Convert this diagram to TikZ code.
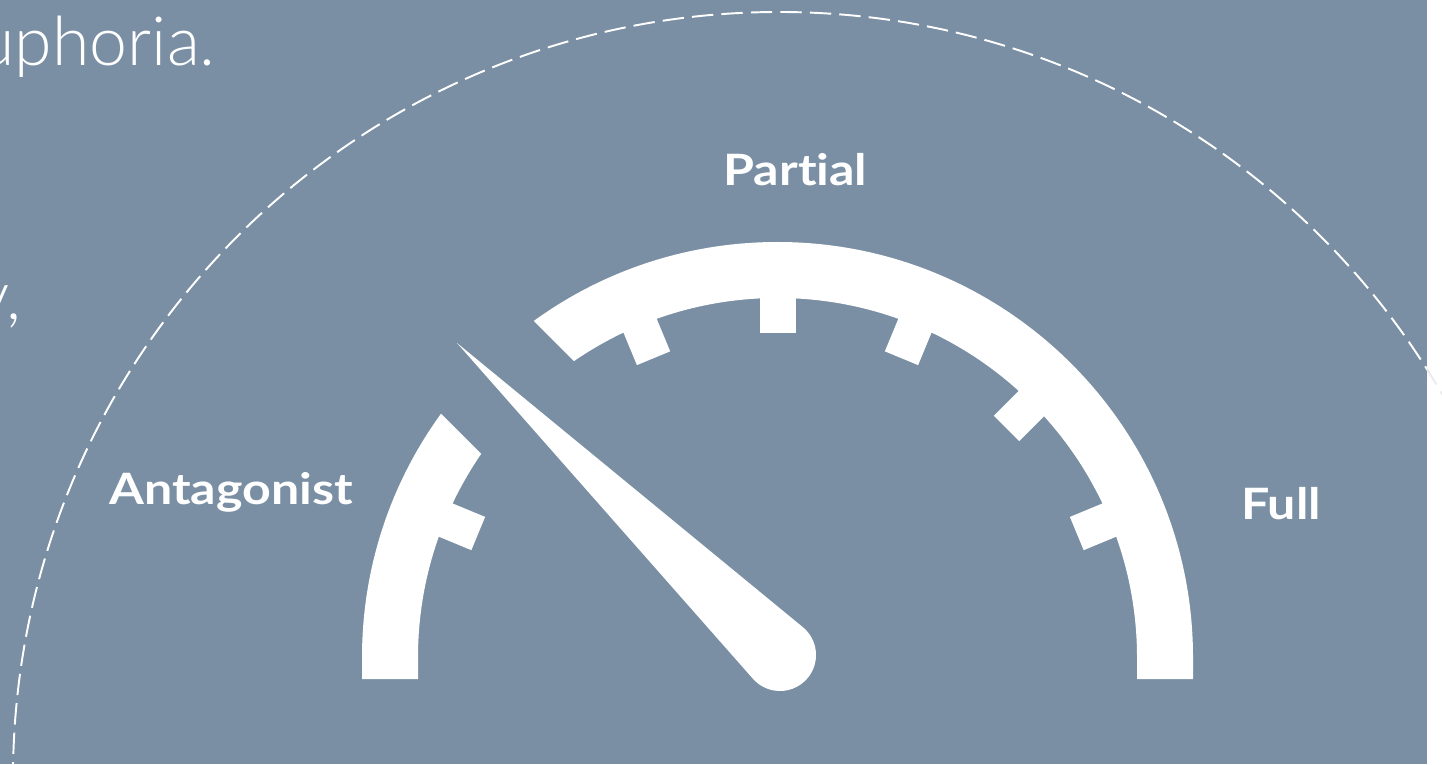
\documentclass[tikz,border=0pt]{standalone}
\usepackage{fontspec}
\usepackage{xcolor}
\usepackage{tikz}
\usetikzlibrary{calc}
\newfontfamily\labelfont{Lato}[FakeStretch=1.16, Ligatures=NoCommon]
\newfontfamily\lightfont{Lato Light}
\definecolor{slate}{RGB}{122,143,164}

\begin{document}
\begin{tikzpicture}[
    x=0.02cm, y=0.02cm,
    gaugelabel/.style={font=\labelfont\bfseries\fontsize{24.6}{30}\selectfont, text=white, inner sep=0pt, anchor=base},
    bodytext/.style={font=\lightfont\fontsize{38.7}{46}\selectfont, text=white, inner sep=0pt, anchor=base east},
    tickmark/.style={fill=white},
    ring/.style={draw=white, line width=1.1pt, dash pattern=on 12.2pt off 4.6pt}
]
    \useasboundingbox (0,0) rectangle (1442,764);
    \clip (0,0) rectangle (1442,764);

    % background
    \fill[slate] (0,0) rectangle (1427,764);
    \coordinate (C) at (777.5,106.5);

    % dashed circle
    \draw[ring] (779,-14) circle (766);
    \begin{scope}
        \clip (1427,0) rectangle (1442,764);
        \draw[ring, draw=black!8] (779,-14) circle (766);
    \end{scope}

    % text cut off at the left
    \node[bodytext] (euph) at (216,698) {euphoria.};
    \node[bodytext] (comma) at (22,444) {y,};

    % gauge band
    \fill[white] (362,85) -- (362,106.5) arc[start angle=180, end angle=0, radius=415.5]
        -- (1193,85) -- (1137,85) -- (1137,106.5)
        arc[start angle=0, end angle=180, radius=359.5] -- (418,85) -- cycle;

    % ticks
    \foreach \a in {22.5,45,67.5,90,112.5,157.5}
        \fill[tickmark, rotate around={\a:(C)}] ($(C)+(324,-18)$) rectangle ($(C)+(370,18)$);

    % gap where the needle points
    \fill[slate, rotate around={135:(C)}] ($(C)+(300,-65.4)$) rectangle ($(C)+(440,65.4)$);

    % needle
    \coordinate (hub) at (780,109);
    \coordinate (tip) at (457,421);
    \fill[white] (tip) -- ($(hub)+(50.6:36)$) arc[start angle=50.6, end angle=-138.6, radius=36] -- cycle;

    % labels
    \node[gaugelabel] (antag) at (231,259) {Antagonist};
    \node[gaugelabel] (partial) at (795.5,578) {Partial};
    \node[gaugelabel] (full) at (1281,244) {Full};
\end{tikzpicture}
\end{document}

---

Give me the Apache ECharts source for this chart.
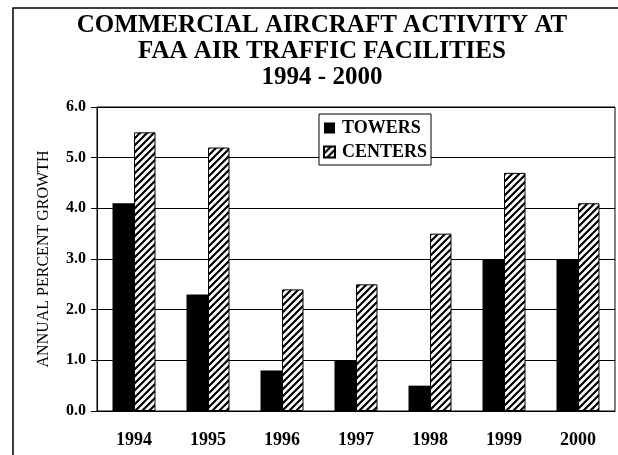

* * *

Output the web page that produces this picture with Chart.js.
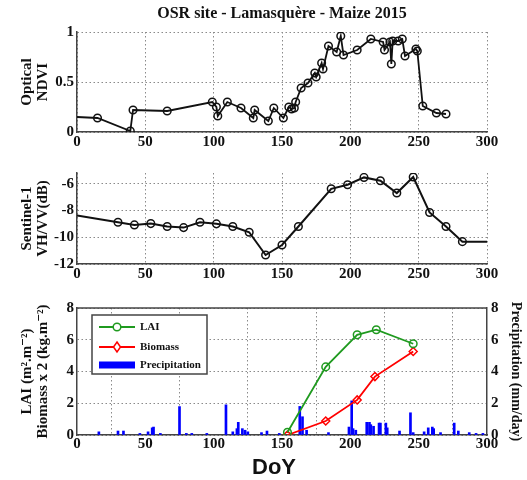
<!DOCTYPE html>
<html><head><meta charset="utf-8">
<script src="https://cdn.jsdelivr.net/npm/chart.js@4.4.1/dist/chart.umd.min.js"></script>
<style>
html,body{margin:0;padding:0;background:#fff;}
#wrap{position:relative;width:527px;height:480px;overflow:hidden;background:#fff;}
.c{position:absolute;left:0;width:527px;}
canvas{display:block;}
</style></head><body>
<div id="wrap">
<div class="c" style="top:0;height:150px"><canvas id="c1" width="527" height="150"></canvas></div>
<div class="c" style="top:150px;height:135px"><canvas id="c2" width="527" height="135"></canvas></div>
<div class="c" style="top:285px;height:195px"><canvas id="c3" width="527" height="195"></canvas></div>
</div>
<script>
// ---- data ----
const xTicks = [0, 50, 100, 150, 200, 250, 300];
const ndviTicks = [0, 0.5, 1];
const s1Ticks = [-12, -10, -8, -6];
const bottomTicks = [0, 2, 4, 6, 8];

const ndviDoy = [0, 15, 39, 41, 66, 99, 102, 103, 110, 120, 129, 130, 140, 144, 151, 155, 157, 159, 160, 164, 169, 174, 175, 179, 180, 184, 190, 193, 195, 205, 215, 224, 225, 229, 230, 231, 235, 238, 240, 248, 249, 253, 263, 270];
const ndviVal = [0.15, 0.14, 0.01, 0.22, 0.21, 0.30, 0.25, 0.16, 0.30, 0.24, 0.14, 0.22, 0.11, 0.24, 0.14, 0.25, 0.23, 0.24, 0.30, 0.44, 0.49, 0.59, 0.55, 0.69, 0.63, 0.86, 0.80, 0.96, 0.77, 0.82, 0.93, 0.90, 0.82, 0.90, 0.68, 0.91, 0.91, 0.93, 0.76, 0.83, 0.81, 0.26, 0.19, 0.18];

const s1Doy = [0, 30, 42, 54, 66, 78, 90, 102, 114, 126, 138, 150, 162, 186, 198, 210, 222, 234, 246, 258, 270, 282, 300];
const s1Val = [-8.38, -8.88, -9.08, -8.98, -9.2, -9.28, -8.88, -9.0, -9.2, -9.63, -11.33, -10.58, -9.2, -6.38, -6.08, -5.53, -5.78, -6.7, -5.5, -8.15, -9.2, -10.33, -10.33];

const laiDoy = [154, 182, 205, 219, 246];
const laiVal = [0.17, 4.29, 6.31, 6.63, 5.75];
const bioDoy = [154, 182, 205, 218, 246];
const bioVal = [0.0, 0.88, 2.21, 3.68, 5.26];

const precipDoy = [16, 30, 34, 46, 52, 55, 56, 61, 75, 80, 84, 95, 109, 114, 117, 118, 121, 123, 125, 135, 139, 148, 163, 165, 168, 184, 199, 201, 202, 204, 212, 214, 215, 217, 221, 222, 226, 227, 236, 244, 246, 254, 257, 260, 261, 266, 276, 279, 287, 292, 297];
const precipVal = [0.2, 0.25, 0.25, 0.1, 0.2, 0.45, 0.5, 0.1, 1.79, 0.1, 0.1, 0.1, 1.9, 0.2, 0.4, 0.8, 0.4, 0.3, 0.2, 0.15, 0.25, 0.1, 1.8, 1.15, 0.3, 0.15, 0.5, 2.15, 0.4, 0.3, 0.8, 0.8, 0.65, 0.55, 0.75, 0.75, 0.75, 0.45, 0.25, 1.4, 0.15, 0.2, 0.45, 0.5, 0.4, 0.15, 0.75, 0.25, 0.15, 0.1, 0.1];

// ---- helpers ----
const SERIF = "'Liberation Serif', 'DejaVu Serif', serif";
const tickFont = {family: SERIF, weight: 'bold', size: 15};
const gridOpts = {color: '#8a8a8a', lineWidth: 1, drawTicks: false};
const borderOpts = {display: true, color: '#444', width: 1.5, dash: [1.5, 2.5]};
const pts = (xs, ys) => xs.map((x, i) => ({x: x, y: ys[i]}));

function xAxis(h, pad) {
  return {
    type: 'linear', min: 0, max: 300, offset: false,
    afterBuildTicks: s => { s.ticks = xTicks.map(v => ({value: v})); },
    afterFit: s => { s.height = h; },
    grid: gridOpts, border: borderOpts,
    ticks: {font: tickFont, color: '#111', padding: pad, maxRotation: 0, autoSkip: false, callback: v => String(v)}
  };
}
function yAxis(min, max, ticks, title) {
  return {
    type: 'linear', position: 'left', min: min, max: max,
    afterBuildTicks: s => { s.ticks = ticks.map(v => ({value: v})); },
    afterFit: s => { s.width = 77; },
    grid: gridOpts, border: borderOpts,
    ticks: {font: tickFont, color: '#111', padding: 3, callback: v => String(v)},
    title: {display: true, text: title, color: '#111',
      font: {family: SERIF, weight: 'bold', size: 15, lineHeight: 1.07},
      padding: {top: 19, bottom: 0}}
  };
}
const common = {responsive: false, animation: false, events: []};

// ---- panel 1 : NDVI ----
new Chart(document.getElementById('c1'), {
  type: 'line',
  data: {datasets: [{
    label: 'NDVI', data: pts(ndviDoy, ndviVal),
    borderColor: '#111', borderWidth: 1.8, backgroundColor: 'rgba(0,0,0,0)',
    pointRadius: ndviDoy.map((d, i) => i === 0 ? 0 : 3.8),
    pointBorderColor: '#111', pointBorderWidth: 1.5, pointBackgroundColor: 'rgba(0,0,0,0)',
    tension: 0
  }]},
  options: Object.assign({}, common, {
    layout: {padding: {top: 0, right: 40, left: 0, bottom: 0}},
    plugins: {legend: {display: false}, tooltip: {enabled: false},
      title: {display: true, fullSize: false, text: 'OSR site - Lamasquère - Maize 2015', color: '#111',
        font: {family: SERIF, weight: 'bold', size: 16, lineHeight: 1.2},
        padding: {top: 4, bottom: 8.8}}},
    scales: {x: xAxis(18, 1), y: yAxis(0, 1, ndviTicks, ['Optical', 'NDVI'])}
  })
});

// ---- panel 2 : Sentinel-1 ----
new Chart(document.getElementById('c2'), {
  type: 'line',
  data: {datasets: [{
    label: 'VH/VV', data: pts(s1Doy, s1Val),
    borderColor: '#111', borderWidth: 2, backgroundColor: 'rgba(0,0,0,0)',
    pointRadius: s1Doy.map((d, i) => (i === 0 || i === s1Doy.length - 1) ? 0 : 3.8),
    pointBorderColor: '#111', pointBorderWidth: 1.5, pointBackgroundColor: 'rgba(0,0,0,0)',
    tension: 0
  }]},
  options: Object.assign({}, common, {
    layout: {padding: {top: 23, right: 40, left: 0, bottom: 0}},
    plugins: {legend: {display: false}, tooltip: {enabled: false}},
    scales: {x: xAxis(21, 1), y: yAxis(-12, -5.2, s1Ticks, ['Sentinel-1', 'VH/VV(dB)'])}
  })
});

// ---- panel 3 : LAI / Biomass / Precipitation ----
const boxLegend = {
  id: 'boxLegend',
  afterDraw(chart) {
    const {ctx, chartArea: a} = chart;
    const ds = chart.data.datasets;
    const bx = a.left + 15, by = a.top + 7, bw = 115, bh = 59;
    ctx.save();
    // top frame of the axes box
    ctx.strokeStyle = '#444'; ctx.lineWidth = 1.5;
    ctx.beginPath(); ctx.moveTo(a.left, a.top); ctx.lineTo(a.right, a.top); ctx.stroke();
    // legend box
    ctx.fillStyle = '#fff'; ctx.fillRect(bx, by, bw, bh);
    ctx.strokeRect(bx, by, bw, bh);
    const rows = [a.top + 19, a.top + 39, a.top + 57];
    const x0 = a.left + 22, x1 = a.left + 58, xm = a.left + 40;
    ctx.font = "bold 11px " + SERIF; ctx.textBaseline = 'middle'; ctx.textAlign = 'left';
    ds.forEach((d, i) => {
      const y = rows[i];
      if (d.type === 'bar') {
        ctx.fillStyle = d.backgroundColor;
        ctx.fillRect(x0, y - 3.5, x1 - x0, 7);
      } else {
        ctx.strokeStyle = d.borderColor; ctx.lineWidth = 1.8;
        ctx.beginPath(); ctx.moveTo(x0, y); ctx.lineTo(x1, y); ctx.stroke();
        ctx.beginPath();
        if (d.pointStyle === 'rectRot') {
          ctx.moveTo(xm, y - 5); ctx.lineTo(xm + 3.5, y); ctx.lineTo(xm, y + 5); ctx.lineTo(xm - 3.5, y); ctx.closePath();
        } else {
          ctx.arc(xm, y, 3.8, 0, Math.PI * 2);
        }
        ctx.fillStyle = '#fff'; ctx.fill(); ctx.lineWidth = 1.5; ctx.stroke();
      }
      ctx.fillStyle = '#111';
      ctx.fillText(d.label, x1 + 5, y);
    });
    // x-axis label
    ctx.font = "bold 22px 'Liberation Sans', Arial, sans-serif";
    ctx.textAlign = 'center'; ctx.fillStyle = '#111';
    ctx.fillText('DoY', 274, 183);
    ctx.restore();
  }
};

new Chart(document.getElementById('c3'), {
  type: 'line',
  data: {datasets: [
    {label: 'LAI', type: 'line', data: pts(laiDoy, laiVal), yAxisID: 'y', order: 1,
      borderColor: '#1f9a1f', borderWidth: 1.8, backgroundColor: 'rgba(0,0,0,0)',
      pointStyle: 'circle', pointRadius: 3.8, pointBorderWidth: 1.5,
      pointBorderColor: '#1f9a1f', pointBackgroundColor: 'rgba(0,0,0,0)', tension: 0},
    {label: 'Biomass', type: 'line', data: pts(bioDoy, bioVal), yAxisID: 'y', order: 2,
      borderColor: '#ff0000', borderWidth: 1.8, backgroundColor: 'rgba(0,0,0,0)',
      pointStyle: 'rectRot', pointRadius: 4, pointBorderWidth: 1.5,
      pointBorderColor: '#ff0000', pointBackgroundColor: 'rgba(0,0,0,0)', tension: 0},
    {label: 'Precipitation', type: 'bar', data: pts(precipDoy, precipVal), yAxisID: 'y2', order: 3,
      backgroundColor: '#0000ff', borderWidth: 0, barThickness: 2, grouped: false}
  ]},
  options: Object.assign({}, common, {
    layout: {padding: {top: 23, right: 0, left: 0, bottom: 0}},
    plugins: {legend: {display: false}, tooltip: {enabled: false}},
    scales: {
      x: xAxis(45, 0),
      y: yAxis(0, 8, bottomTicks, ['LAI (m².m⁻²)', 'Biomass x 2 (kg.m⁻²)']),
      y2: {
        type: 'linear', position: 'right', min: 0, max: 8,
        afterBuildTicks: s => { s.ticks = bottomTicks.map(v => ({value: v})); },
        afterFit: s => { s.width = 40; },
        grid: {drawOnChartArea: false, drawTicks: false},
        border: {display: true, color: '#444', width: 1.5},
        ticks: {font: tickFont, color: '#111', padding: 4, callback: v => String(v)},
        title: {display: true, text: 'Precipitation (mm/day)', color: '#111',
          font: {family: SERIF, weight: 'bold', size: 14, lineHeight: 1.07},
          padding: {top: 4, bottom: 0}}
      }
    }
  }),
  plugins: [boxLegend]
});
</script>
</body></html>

* Exercise goal *
Repeat only the lines from the one holding "Convert this diagram to TikZ code." to the one holding "(C) at (777.5,106.5);", both ends included, and drop the images.

* Complete output *
Convert this diagram to TikZ code.
\documentclass[tikz,border=0pt]{standalone}
\usepackage{fontspec}
\usepackage{xcolor}
\usepackage{tikz}
\usetikzlibrary{calc}
\newfontfamily\labelfont{Lato}[FakeStretch=1.16, Ligatures=NoCommon]
\newfontfamily\lightfont{Lato Light}
\definecolor{slate}{RGB}{122,143,164}

\begin{document}
\begin{tikzpicture}[
    x=0.02cm, y=0.02cm,
    gaugelabel/.style={font=\labelfont\bfseries\fontsize{24.6}{30}\selectfont, text=white, inner sep=0pt, anchor=base},
    bodytext/.style={font=\lightfont\fontsize{38.7}{46}\selectfont, text=white, inner sep=0pt, anchor=base east},
    tickmark/.style={fill=white},
    ring/.style={draw=white, line width=1.1pt, dash pattern=on 12.2pt off 4.6pt}
]
    \useasboundingbox (0,0) rectangle (1442,764);
    \clip (0,0) rectangle (1442,764);

    % background
    \fill[slate] (0,0) rectangle (1427,764);
    \coordinate (C) at (777.5,106.5);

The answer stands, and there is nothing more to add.